Il ne ressort pas des pièces produites que la société CETRIM aurait donné à Madame [H] des instructions ou directives sur la manière d'organiser et de gérer son activité professionnelle, lui aurait imposé des contraintes d'horaires, qu'elle aurait contrôlé l'exécution de son travail. Madame [H] ne soutient d'ailleurs pas avoir dû rendre compte de ses horaires ou de ses activités quotidiennes. La société CETRIM fait valoir, en se référant aux éléments retenus par le premier juge et sans que ces observations fassent l'objet de contestations devant la cour, que Madame [H] a admis organiser librement son travail en fonction de ses rendez-vous, qu'elle n'avait aucun horaire fixe ou imposé, qu'elle prenait librement ses congés sans avoir à recueillir une quelconque autorisation. Elle a aussi précisé que l'appelante n'avait pas à justifier du nombre de clients démarchés on de mandats apportés, qu'elle utilisait son véhicule personnel pour visiter les biens avec ses clients et qu'elle payait ses frais de carburant.

Il n'est nullement démontré que Madame [H] n'aurait pas exercé son activité ainsi que le prévoyait le contrat de mandat selon lequel elle devait prospecter "à sa convenance sa clientèle", effectuer ses tournées "comme bon lui semble" et s'absenter "à son gré".

Quant au fait que les honoraires de Madame [H] étaient calculés en pourcentage du chiffre d'affaires qu'elle réalisait, cette circonstance ne remet pas en cause l'indépendance dont elle jouissait, même si son tarif et ses factures n'étaient pas négociés pour chaque dossier. Rien ne permet de vérifier que le pourcentage fixé au contrat (50 %) aurait été imposé par CETRIM et non pas déterminé d'un commun accord.

En définitive, il ne ressort pas des pièces produites que Madame [H] aurait été soumise aux ordres et directives de la société CETRIM IMMOBILIER pour exercer son activité professionnelle.
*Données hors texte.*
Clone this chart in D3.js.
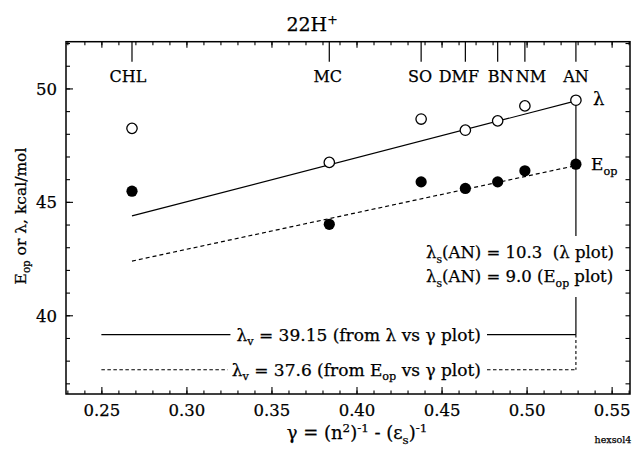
<!DOCTYPE html>
<html><head><meta charset="utf-8">
<script src="https://cdn.jsdelivr.net/npm/d3@7"></script>
<style>
html,body{margin:0;padding:0;background:#fff;}
svg text{font-family:"DejaVu Serif","Liberation Serif",serif !important;fill:#000;white-space:pre;stroke:#000;stroke-width:0.25px;}
</style></head><body>
<svg id="chart" width="639" height="449"></svg>
<script>
// Solvents and their polarity function gamma
const solvents = ["CHL", "MC", "SO", "DMF", "BN", "NM", "AN"];
const gamma = [0.268, 0.384, 0.438, 0.464, 0.483, 0.499, 0.529];
// Reorganization energy (open circles) and optical band energy (filled circles), kcal/mol
const lambdaVals = [48.24, 46.74, 48.65, 48.16, 48.57, 49.23, 49.48];
const eopVals = [45.47, 44.01, 45.88, 45.59, 45.88, 46.37, 46.66];
// Fit results
const lambdaV = 39.15, lambdaS = 10.3;   // from lambda vs gamma
const eopV = 37.6, eopS = 9.0;           // from Eop vs gamma
const fitStart = [44.38, 42.39];         // fit lines at the CHL end (lambda, Eop)
// Axis ticks
const xTickLabels = [0.25, 0.30, 0.35, 0.40, 0.45, 0.50, 0.55];
const yTickLabels = [40, 45, 50];
const xMinor = d3.range(23, 57).map(d => d / 100);
const yMinor = d3.range(37, 53);

// label nudges so neighbouring solvent names do not collide
const labelNudge = {CHL: -4, MC: -1.5, SO: -1, DMF: -6.5, BN: 3, NM: 6, AN: 0};

const svg = d3.select("#chart");
const L = 66, R = 630, T = 41.7, B = 394;
const x = d3.scaleLinear().domain([0.2292, 0.5608]).range([L, R]);
const y = d3.scaleLinear().domain([36.53, 52.06]).range([B, T]);

function rich(g, px, py, parts, size, anchor) {
  const t = g.append("text").attr("x", px).attr("y", py)
    .attr("font-size", size).attr("text-anchor", anchor || "start");
  let shift = 0;
  parts.forEach(([s, k]) => {
    const target = k === "sub" ? 0.28 * size : k === "sup" ? -0.38 * size : 0;
    t.append("tspan").attr("dy", target - shift)
      .attr("font-size", k === "n" ? size : size * 0.66).text(s);
    shift = target;
  });
  return t;
}

// axes: inward ticks on all four sides
function styleAxis(g) {
  g.select(".domain").remove();
  g.selectAll(".tick line").attr("stroke", "#000").attr("stroke-width", 1.1);
  g.selectAll("text").attr("fill", "#000");
}
svg.append("g").attr("transform", `translate(0,${B})`)
  .call(d3.axisBottom(x).tickValues(xMinor).tickSize(-3.5).tickFormat("")).call(styleAxis);
const xb = svg.append("g").attr("transform", `translate(0,${B})`)
  .call(d3.axisBottom(x).tickValues(xTickLabels).tickSize(-7).tickFormat(d3.format(".2f"))).call(styleAxis);
xb.selectAll("text").attr("y", 22).attr("dy", 0).attr("font-size", 16.5);
svg.append("g").attr("transform", `translate(0,${T})`)
  .call(d3.axisTop(x).tickValues(xMinor).tickSize(-3.5).tickFormat("")).call(styleAxis);
svg.append("g").attr("transform", `translate(0,${T})`)
  .call(d3.axisTop(x).tickValues(xTickLabels).tickSize(-6).tickFormat("")).call(styleAxis);

svg.append("g").attr("transform", `translate(${L},0)`)
  .call(d3.axisLeft(y).tickValues(yMinor).tickSize(-4).tickFormat("")).call(styleAxis);
const yl = svg.append("g").attr("transform", `translate(${L},0)`)
  .call(d3.axisLeft(y).tickValues(yTickLabels).tickSize(-7)).call(styleAxis);
yl.selectAll("text").attr("x", -9).attr("dy", "0.36em").attr("font-size", 16.5);
svg.append("g").attr("transform", `translate(${R},0)`)
  .call(d3.axisRight(y).tickValues(yMinor).tickSize(-4.5).tickFormat("")).call(styleAxis);

// frame
svg.append("rect").attr("x", L).attr("y", T).attr("width", R - L).attr("height", B - T)
  .attr("fill", "none").attr("stroke", "#000").attr("stroke-width", 1.5);

// solvent markers along the top
solvents.forEach((s, i) => {
  svg.append("line").attr("x1", x(gamma[i])).attr("x2", x(gamma[i]))
    .attr("y1", T).attr("y2", T + 20).attr("stroke", "#000").attr("stroke-width", 1.2);
  svg.append("text").attr("x", x(gamma[i]) + labelNudge[s]).attr("y", 82)
    .attr("text-anchor", "middle").attr("font-size", 16).text(s);
});

const last = gamma.length - 1;
const g0 = gamma[0], gN = gamma[last];
// linear fits
svg.append("line").attr("x1", x(g0)).attr("y1", y(fitStart[0]))
  .attr("x2", x(gN)).attr("y2", y(lambdaV + lambdaS))
  .attr("stroke", "#000").attr("stroke-width", 1.2);
svg.append("line").attr("x1", x(g0)).attr("y1", y(fitStart[1]))
  .attr("x2", x(gN)).attr("y2", y(eopV + eopS))
  .attr("stroke", "#000").attr("stroke-width", 1.2).attr("stroke-dasharray", "4,3");

// vertical drop at AN, broken around the lambda_s notes
const xa = x(gN);
svg.append("line").attr("x1", xa).attr("x2", xa).attr("y1", y(lambdaV + lambdaS)).attr("y2", 236)
  .attr("stroke", "#000").attr("stroke-width", 1.2);
svg.append("line").attr("x1", xa).attr("x2", xa).attr("y1", 297).attr("y2", y(lambdaV))
  .attr("stroke", "#000").attr("stroke-width", 1.2);
svg.append("line").attr("x1", xa).attr("x2", xa).attr("y1", y(lambdaV)).attr("y2", y(eopV))
  .attr("stroke", "#000").attr("stroke-width", 1.1).attr("stroke-dasharray", "3,2.5");

// intercept notes with leader lines
const t1 = rich(svg, 481, y(lambdaV) + 6, [["λ", "n"], ["v", "sub"], [" = 39.15 (from λ vs γ plot)", "n"]], 17, "end");
const t2 = rich(svg, 481, y(eopV) + 6, [["λ", "n"], ["v", "sub"], [" = 37.6 (from E", "n"], ["op", "sub"], [" vs γ plot)", "n"]], 17, "end");
const b1 = t1.node().getBBox(), b2 = t2.node().getBBox();
svg.append("line").attr("x1", x(0.25)).attr("x2", b1.x - 6).attr("y1", y(lambdaV)).attr("y2", y(lambdaV))
  .attr("stroke", "#000").attr("stroke-width", 1.2);
svg.append("line").attr("x1", b1.x + b1.width + 6).attr("x2", xa).attr("y1", y(lambdaV)).attr("y2", y(lambdaV))
  .attr("stroke", "#000").attr("stroke-width", 1.2);
svg.append("line").attr("x1", x(0.25)).attr("x2", b2.x - 4).attr("y1", y(eopV)).attr("y2", y(eopV))
  .attr("stroke", "#000").attr("stroke-width", 1.1).attr("stroke-dasharray", "3.5,2.5");
svg.append("line").attr("x1", b2.x + b2.width + 6).attr("x2", xa).attr("y1", y(eopV)).attr("y2", y(eopV))
  .attr("stroke", "#000").attr("stroke-width", 1.1).attr("stroke-dasharray", "3.5,2.5");

// points
svg.append("g").selectAll("circle").data(gamma).join("circle")
  .attr("cx", d => x(d)).attr("cy", (d, i) => y(lambdaVals[i])).attr("r", 5.2)
  .attr("fill", "#fff").attr("stroke", "#000").attr("stroke-width", 1.3);
svg.append("g").selectAll("circle").data(gamma).join("circle")
  .attr("cx", d => x(d)).attr("cy", (d, i) => y(eopVals[i])).attr("r", 5.6)
  .attr("fill", "#000");

// series tags
svg.append("text").attr("x", 593).attr("y", 105).attr("font-size", 18).text("λ");
rich(svg, 591, 170, [["E", "n"], ["op", "sub"]], 17);

// lambda_s notes
rich(svg, 426, 258, [["λ", "n"], ["s", "sub"], ["(AN) = 10.3  (λ plot)", "n"]], 16.5);
rich(svg, 426, 282, [["λ", "n"], ["s", "sub"], ["(AN) = 9.0 (E", "n"], ["op", "sub"], [" plot)", "n"]], 16.5);

// titles
rich(svg, 312, 31, [["22H", "n"], ["+", "sup"]], 19, "middle");
const yg = svg.append("g").attr("transform", "translate(26,216) rotate(-90)");
rich(yg, 0, 0, [["E", "n"], ["op", "sub"], [" or λ, kcal/mol", "n"]], 15.5, "middle");
rich(svg, 357, 439, [["γ = (n", "n"], ["2", "sup"], [")", "n"], ["-1", "sup"], [" - (ε", "n"], ["s", "sub"], [")", "n"], ["-1", "sup"]], 18, "middle");
svg.append("text").attr("x", 613).attr("y", 443).attr("font-size", 9.5)
  .attr("text-anchor", "middle").text("hexsol4");
</script>
</body></html>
S'il apparaît qu'elle travaillait exclusivement pour cette société qui lui fournissait son matériel de travail ainsi que son bureau au sein de ses locaux et lui fournissait des documents la présentant comme appartenant à la structure, si elle était intégrée dans un service d'astreinte et si la société CETRIM a été amenée à plusieurs reprises à lui adresser des réprimandes pour des manquements à ses obligations, ni ces éléments, ni les conditions définies contractuellement, même pris globalement, ne permettent d'exclure une relation commerciale indépendante et de caractériser un lien de subordination constitutif d'un contrat de travail.
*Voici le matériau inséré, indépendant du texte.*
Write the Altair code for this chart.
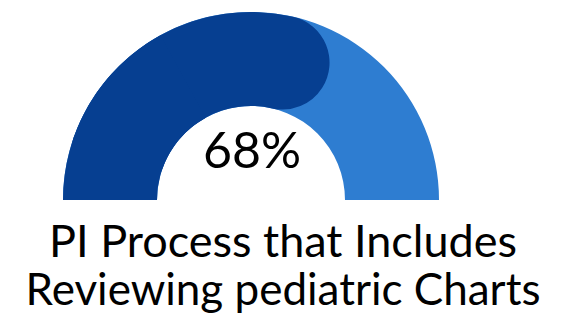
import altair as alt
import pandas as pd

value = 68
segments = ["Remaining", "Value", "ValueBase"]
starts = [0, 0, 0]
ends = [100, value, value / 2]
colors = ["#2E7DD1", "#063F91", "#063F91"]
corner = [0, 47, 0]
center_label = f"{value}%"
title_lines = ["PI Process that Includes", "Reviewing pediatric Charts"]

cx, cy = 243, 192
r_out, r_in = 188, 94

theta_scale = alt.Scale(domain=[0, 100], range=[-3.141592653589793 / 2, 3.141592653589793 / 2])

layers = []
for i, seg in enumerate(segments):
    df = pd.DataFrame({"seg": [seg], "start": [starts[i]], "end": [ends[i]]})
    kw = dict(radius=r_out, radius2=r_in, color=colors[i])
    if corner[i]:
        kw["cornerRadius"] = corner[i]
    layers.append(
        alt.Chart(df).mark_arc(**kw).encode(
            theta=alt.Theta("start:Q", scale=theta_scale),
            theta2="end:Q",
            x=alt.value(cx),
            y=alt.value(cy),
        )
    )

label = alt.Chart(pd.DataFrame({"t": [center_label]})).mark_text(
    font="Lato", fontSize=50, color="#000000", baseline="alphabetic", align="center"
).encode(text="t:N", x=alt.value(244), y=alt.value(160))

title1 = alt.Chart(pd.DataFrame({"t": [title_lines[0]]})).mark_text(
    font="Lato", fontSize=45, color="#000000", baseline="alphabetic", align="center"
).encode(text="t:N", x=alt.value(275), y=alt.value(249))

title2 = alt.Chart(pd.DataFrame({"t": [title_lines[1]]})).mark_text(
    font="Lato", fontSize=44, color="#000000", baseline="alphabetic", align="center"
).encode(text="t:N", x=alt.value(275), y=alt.value(297))

chart = alt.layer(*layers, label, title1, title2).properties(
    width=545, height=306, padding=0, autosize=alt.AutoSizeParams(type="none")
).configure_view(stroke=None)

chart.save("out.html", embed_options={"renderer": "svg", "actions": False})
En l'absence de preuve de l'existence d'un lien de subordination et d'un contrat de travail ayant lié les parties, vu les attendus qui précèdent, le jugement sera confirmé en ce que le juge prud'homal s'est déclaré incompétent au profit du tribunal de commerce de CLERMONT-FERRAND, les demandes de Madame [H] au titre de l'existence, de l'exécution et de la rupture d'un contrat de travail ne pouvant qu'être rejetées.

- Sur la demande de dommages-intérêts pour procédure abusive -

La société CETRIM IMMOBILIER ne justifie pas d'un préjudice qui lui aurait été causé en raison de la procédure suivie par Madame [H]. Le seul fait que les prétentions de cette dernière ne soient pas accueillies ne peut suffire à caractériser un quelconque abus de son droit à ester en justice.

Le jugement sera confirmé en ce que la société CETRIM IMMOBILIER a été déboutée de sa demande de dommages-intérêts.

- Sur les dépens et frais irrépétibles -

Le jugement sera confirmé en ses dispositions sur les dépens et frais irrépétibles de première instance.

Madame [E] [H], qui succombe en son recours, sera condamnée aux entiers dépens d'appel.

En première instance comme en appel, il n'y a pas lieu à condamnation sur le fondement de l'article 700 du code de procédure civile.

PAR CES MOTIFS

La Cour, statuant publiquement, contradictoirement, après en avoir délibéré conformément à la loi,

- Confirme le jugement ;

- Condamne Madame [E] [H] aux dépens d'appel ;

- Déboute les parties de leurs demandes plus amples ou contraires.